Genetic Characterization of Influenza A(H3N2):
39 influenza A(H3N2) viruses did not grow to sufficient hemagglutination titer for antigenic characterization by hemagglutination inhibition (HI) assay. Therefore, NML has performed genetic characterization to determine the genetic group identity of these viruses.
Sequence analysis of the HA gene of the viruses showed that:
- Six viruses belonged to genetic group 3C.2a.
- 32 viruses belonged to subclade 3C.2a1.
- One isolate could not be sequenced.
A/Singapore/INFIMH-16-0019/2016-like virus belongs to genetic group 3C.2a1 and is the influenza A(H3N2) component of the 2018-19 Northern Hemisphere influenza vaccine.
Influenza A (H3N2):
- 17 influenza A(H3N2) viruses were antigenically characterized as A/Singapore/INFIMH-16-0019/2016-like by HI testing using antiserum raised against egg-propagated A/Singapore/INFIMH-16-0019/2016.
- A/Singapore/INFIMH-16-0019/2016-like virus is the influenza A(H3N2) component of the 2018-19 Northern Hemisphere influenza vaccine.
- 13 influenza A (H3N2) viruses characterized belonged to genetic group 3C.2a1. Two viruses belonged to genetic group 3C.2a and two to 3C.3a.
- 495 A(H1N1) viruses characterized were antigenically similar to A/Michigan/45/2015, which is the influenza A(H1N1) component of the 2018-19 Northern Hemisphere influenza vaccine.

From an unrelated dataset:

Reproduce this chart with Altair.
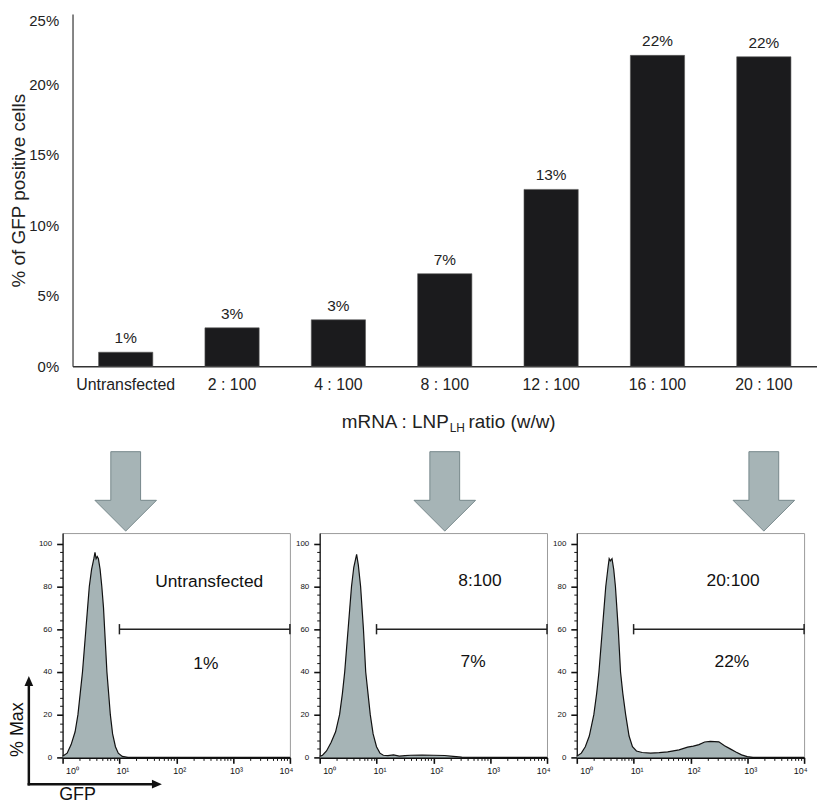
import altair as alt
import numpy as np
import pandas as pd

# ---------------- data: bar chart ----------------
categories = ["Untransfected", "2 : 100", "4 : 100", "8 : 100", "12 : 100", "16 : 100", "20 : 100"]
pct_values = [1.0, 2.73, 3.3, 6.57, 12.55, 22.06, 21.96]
pct_labels = ["1%", "3%", "3%", "7%", "13%", "22%", "22%"]
arrow_targets = ["Untransfected", "8 : 100", "20 : 100"]
bar_y_ticks = [0, 5, 10, 15, 20, 25]

# ---------------- data: histograms (log10 GFP, % Max) ----------------
hist1_lx = [0.00, 0.08, 0.15, 0.22, 0.27, 0.31, 0.35, 0.38, 0.41, 0.44, 0.47, 0.51, 0.55, 0.57, 0.59, 0.61,
            0.63, 0.66, 0.69, 0.72, 0.74, 0.76, 0.78, 0.81, 0.84, 0.88, 0.93, 0.98, 1.05, 1.15, 4.00]
hist1_y = [0.5, 2, 6, 12, 20, 30, 40, 50, 60, 70, 80, 88, 93, 96, 93, 94,
           93, 88, 80, 70, 60, 50, 40, 30, 20, 11, 5, 2, 0.5, 0, 0]

hist2_lx = [0.00, 0.05, 0.12, 0.20, 0.28, 0.35, 0.40, 0.44, 0.47, 0.50, 0.53, 0.56, 0.60, 0.65, 0.68, 0.72,
            0.745, 0.77, 0.79, 0.81, 0.85, 0.89, 0.94, 1.00, 1.06, 1.12, 1.2, 1.3, 1.4, 1.5, 1.6, 1.8,
            2.0, 2.2, 2.35, 2.5, 4.0]
hist2_y = [0.5, 1, 3, 7, 12, 20, 30, 40, 50, 60, 70, 80, 89, 95, 90, 80,
           70, 60, 50, 40, 30, 20, 11, 5, 2, 1, 0.8, 1.2, 0.6, 0.8, 1.0, 1.1,
           1.0, 0.9, 0.5, 0.1, 0]

hist3_lx = [0.00, 0.08, 0.15, 0.22, 0.30, 0.35, 0.39, 0.42, 0.45, 0.48, 0.51, 0.55, 0.57, 0.59, 0.62, 0.65,
            0.68, 0.705, 0.73, 0.75, 0.77, 0.81, 0.86, 0.92, 0.98, 1.05, 1.15, 1.3, 1.45, 1.6, 1.8, 1.95,
            2.05, 2.15, 2.25, 2.35, 2.5, 2.6, 2.7, 2.8, 2.9, 3.0, 3.1, 4.0]
hist3_y = [0.5, 2, 5, 10, 20, 30, 40, 50, 60, 70, 80, 89, 93, 92, 93, 88,
           80, 70, 60, 50, 40, 30, 20, 10, 5, 3, 2.3, 2, 2.2, 2.6, 3.5, 4.8,
           5.3, 6, 7.2, 7.5, 7.3, 5.5, 4, 2.5, 1.2, 0.4, 0, 0]

panel_names = ["Untransfected", "8:100", "20:100"]
panel_name_lx = [2.58, 2.82, 2.75]
panel_name_y = [82.3, 82.4, 82.4]
panel_pcts = ["1%", "7%", "22%"]
panel_pct_lx = [2.52, 2.70, 2.73]
panel_pct_y = [43.6, 44.7, 44.7]
gate_from = 10
gate_to = 10000
gate_level = 60

hist_y_ticks = list(range(0, 101, 4))
decades = [1, 10, 100, 1000, 10000]
hist_x_ticks = sorted(set(decades + [m * d for d in decades[:-1] for m in range(2, 10)]))

GREY = "#a6b4b6"
INK = "#111111"

# ---------------- top bar chart ----------------
H_TOP = 355
W_TOP = 750

top_df = pd.DataFrame({"cat": categories, "val": pct_values, "lab": pct_labels})

xenc = alt.X(
    "cat:N", sort=categories,
    scale=alt.Scale(domain=categories, paddingInner=0.49, paddingOuter=0.245),
    axis=alt.Axis(title=None, labelAngle=0, labelFontSize=16, labelColor="#222", labelPadding=10,
                  ticks=False, domainColor="#333", domainWidth=1.5),
)
yenc = alt.Y(
    "val:Q", scale=alt.Scale(domain=[0, 25], nice=False),
    axis=alt.Axis(title="% of GFP positive cells", titleFontSize=19, titleFontWeight="normal",
                  titleColor="#222", titlePadding=0, labelFontSize=15, labelColor="#222",
                  labelPadding=14, ticks=False, values=bar_y_ticks, labelExpr="datum.value + '%'",
                  labelBaseline={"condition": {"test": "datum.value === 25", "value": "top"},
                                 "value": "middle"},
                  grid=False, domainColor="#333", domainWidth=1.2),
)

bars = alt.Chart(top_df).mark_bar(color="#1b1b1d", stroke="#5a5a5a", strokeWidth=0.6).encode(x=xenc, y=yenc)
bar_text = alt.Chart(top_df).mark_text(baseline="alphabetic", dy=-9, fontSize=15.5, color="#222").encode(
    x=xenc, y=alt.Y("val:Q"), text="lab:N")

ARROW = "M-0.375,-1 L0.375,-1 L0.375,0.225 L0.775,0.225 L0,1 L-0.775,0.225 L-0.375,0.225 Z"
arrows = alt.Chart(pd.DataFrame({"cat": arrow_targets})).mark_point(
    shape=ARROW, size=6400, filled=True, fill=GREY, stroke="#76878a", strokeWidth=1,
    strokeJoin="round", opacity=1
).encode(x=xenc, y=alt.value(H_TOP + 126))

one = pd.DataFrame({"d": [0]})
xt1 = alt.Chart(one).mark_text(fontSize=19, align="right", baseline="alphabetic", color="#222").encode(
    x=alt.value(379), y=alt.value(H_TOP + 62), text=alt.value("mRNA : LNP"))
xt2 = alt.Chart(one).mark_text(fontSize=12, align="left", baseline="alphabetic", color="#222").encode(
    x=alt.value(380), y=alt.value(H_TOP + 66), text=alt.value("LH"))
xt3 = alt.Chart(one).mark_text(fontSize=19, align="left", baseline="alphabetic", color="#222").encode(
    x=alt.value(399), y=alt.value(H_TOP + 62), text=alt.value("ratio (w/w)"))

top = alt.layer(bars, bar_text, arrows, xt1, xt2, xt3).properties(width=W_TOP, height=H_TOP)

spacer = alt.Chart(one).mark_point(opacity=0).encode(x=alt.value(0), y=alt.value(0)).properties(
    width=10, height=H_TOP)
top_row = alt.hconcat(spacer, top, spacing=0, bounds="flush")

# ---------------- histogram panels ----------------
sup = "datum.value === 1 ? '10⁰' : datum.value === 10 ? '10¹' : datum.value === 100 ? '10²' : " \
      "datum.value === 1000 ? '10³' : datum.value === 10000 ? '10⁴' : ''"
major_x = "indexof([1,10,100,1000,10000], datum.value) >= 0"

xaxis = alt.Axis(
    title=None, values=hist_x_ticks, labelExpr=sup, labelFontSize=9, labelColor=INK,
    labelFlush=True, labelOffset=3, labelPadding=3, labelOverlap=False, grid=False,
    tickColor=INK,
    tickSize={"condition": {"test": major_x, "value": 6}, "value": 3},
    tickWidth={"condition": {"test": major_x, "value": 1.6}, "value": 1},
    domainColor=INK, domainWidth=2,
)
yaxis = alt.Axis(
    title=None, values=hist_y_ticks, labelExpr="datum.value % 20 === 0 ? datum.value : ''",
    labelFontSize=8, labelColor=INK, labelPadding=5, labelOverlap=False, grid=False,
    tickColor=INK,
    tickSize={"condition": {"test": "datum.value % 20 === 0", "value": 6}, "value": 3},
    tickWidth={"condition": {"test": "datum.value % 20 === 0", "value": 1.6}, "value": 1},
    domainColor=INK, domainWidth=1.2,
)

PW, PH = 229, 226


def panel(lx, ys, i, first=False):
    X = alt.X("gfp:Q", scale=alt.Scale(type="log", domain=[1, 10000], nice=False), axis=xaxis)
    Y = alt.Y("pmax:Q", scale=alt.Scale(domain=[0, 105], nice=False), axis=yaxis)
    df = pd.DataFrame({"gfp": np.power(10.0, np.array(lx)), "pmax": ys})
    area = alt.Chart(df).mark_area(
        color=GREY, opacity=1, line=alt.OverlayMarkDef(color=INK, strokeWidth=1.2)
    ).encode(x=X, y=Y)
    gate = alt.Chart(pd.DataFrame({"gfp": [gate_from], "gfp2": [gate_to], "pmax": [gate_level]})).mark_rule(
        color="#222", strokeWidth=1.5).encode(x=X, x2="gfp2:Q", y=Y)
    caps = alt.Chart(pd.DataFrame({"gfp": [gate_from, gate_to], "pmax": [gate_level - 2.4] * 2,
                                   "pmax2": [gate_level + 2.4] * 2})).mark_rule(
        color="#222", strokeWidth=1.5).encode(x=X, y=Y, y2="pmax2:Q")
    names = alt.Chart(pd.DataFrame({"gfp": [10 ** panel_name_lx[i], 10 ** panel_pct_lx[i]],
                                    "pmax": [panel_name_y[i], panel_pct_y[i]],
                                    "txt": [panel_names[i], panel_pcts[i]]})).mark_text(
        fontSize=17.5, color=INK).encode(x=X, y=Y, text="txt:N")
    layers = [area, gate, caps, names]
    if first:
        layers += [
            alt.Chart(one).mark_rule(color=INK, strokeWidth=2.5, strokeCap="square").encode(
                x=alt.value(-34), y=alt.value(155), y2=alt.value(253)),
            alt.Chart(one).mark_rule(color=INK, strokeWidth=2.5, strokeCap="square").encode(
                x=alt.value(-34), x2=alt.value(91), y=alt.value(253)),
            alt.Chart(one).mark_point(shape="M0,-1 L0.55,0.25 L-0.55,0.25 Z", size=256, filled=True,
                                      color=INK, opacity=1).encode(x=alt.value(-34), y=alt.value(152)),
            alt.Chart(one).mark_point(shape="M1,0 L-0.25,0.55 L-0.25,-0.55 Z", size=256, filled=True,
                                      color=INK, opacity=1).encode(x=alt.value(92), y=alt.value(253)),
            alt.Chart(one).mark_text(fontSize=18, angle=270, color=INK).encode(
                x=alt.value(-45), y=alt.value(198), text=alt.value("% Max")),
            alt.Chart(one).mark_text(fontSize=18, color=INK).encode(
                x=alt.value(15), y=alt.value(264), text=alt.value("GFP")),
        ]
    return alt.layer(*layers).properties(
        width=PW, height=PH, view=alt.ViewBackground(stroke="#9a9a9a", strokeWidth=1))


p1 = panel(hist1_lx, hist1_y, 0, first=True)
p2 = panel(hist2_lx, hist2_y, 1)
p3 = panel(hist3_lx, hist3_y, 2)

bottom_row = alt.hconcat(p1, p2, p3, spacing=30, bounds="flush")

chart = alt.vconcat(top_row, bottom_row, spacing=0).properties(
    padding=0
).configure(font="Liberation Sans").configure_view(stroke=None)

chart.save("out.html", embed_options={"renderer": "svg", "actions": False})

- 11 viruses showed reduced titer with ferret antisera raised against cell culture-propagated A/Michigan/45/2015
Influenza B viruses can be divided into two antigenically distinct lineages represented by B/Yamagata/16/88 and B/Victoria/2/87 viruses. The recommended influenza B components for the 2018-19 Northern Hemisphere influenza vaccine are B/Colorado/06/2017 (Victoria lineage) and B/Phuket/3073/2013 (Yamagata lineage).
- Two influenza B viruses were characterized as B/Colorado/06/2017, which belong to the Victoria lineage and are included as an influenza B component of the 2018-19 Northern Hemisphere influenza vaccine
- 14 influenza B viruses were characterized as B/Phuket/3073/2013-like, which belongs to the Yamagata lineage and is included as an influenza B component of the 2018-19 Northern Hemisphere quadrivalent influenza vaccine.
Antiviral Resistance – Amantadine:
290 influenza A (41 A(H3N2) and 249 A(H1N1)) viruses were tested for resistance to amantadine and it was found that:
- All 290 influenza A viruses were resistant to amantadine.
Antiviral Resistance – Oseltamivir:
467 influenza viruses (47 A(H3N2), 404 A(H1N1) and 16 B) were tested for resistance to oseltamivir and it was found that:
- All 467 influenza viruses were sensitive to oseltamivir
Antiviral Resistance – Zanamivir:
466 influenza viruses (47 A(H3N2), 403 H1N1 and 16 B) were tested for resistance to zanamivir and it was found that:
- All 466 influenza viruses were sensitive to zanamivir.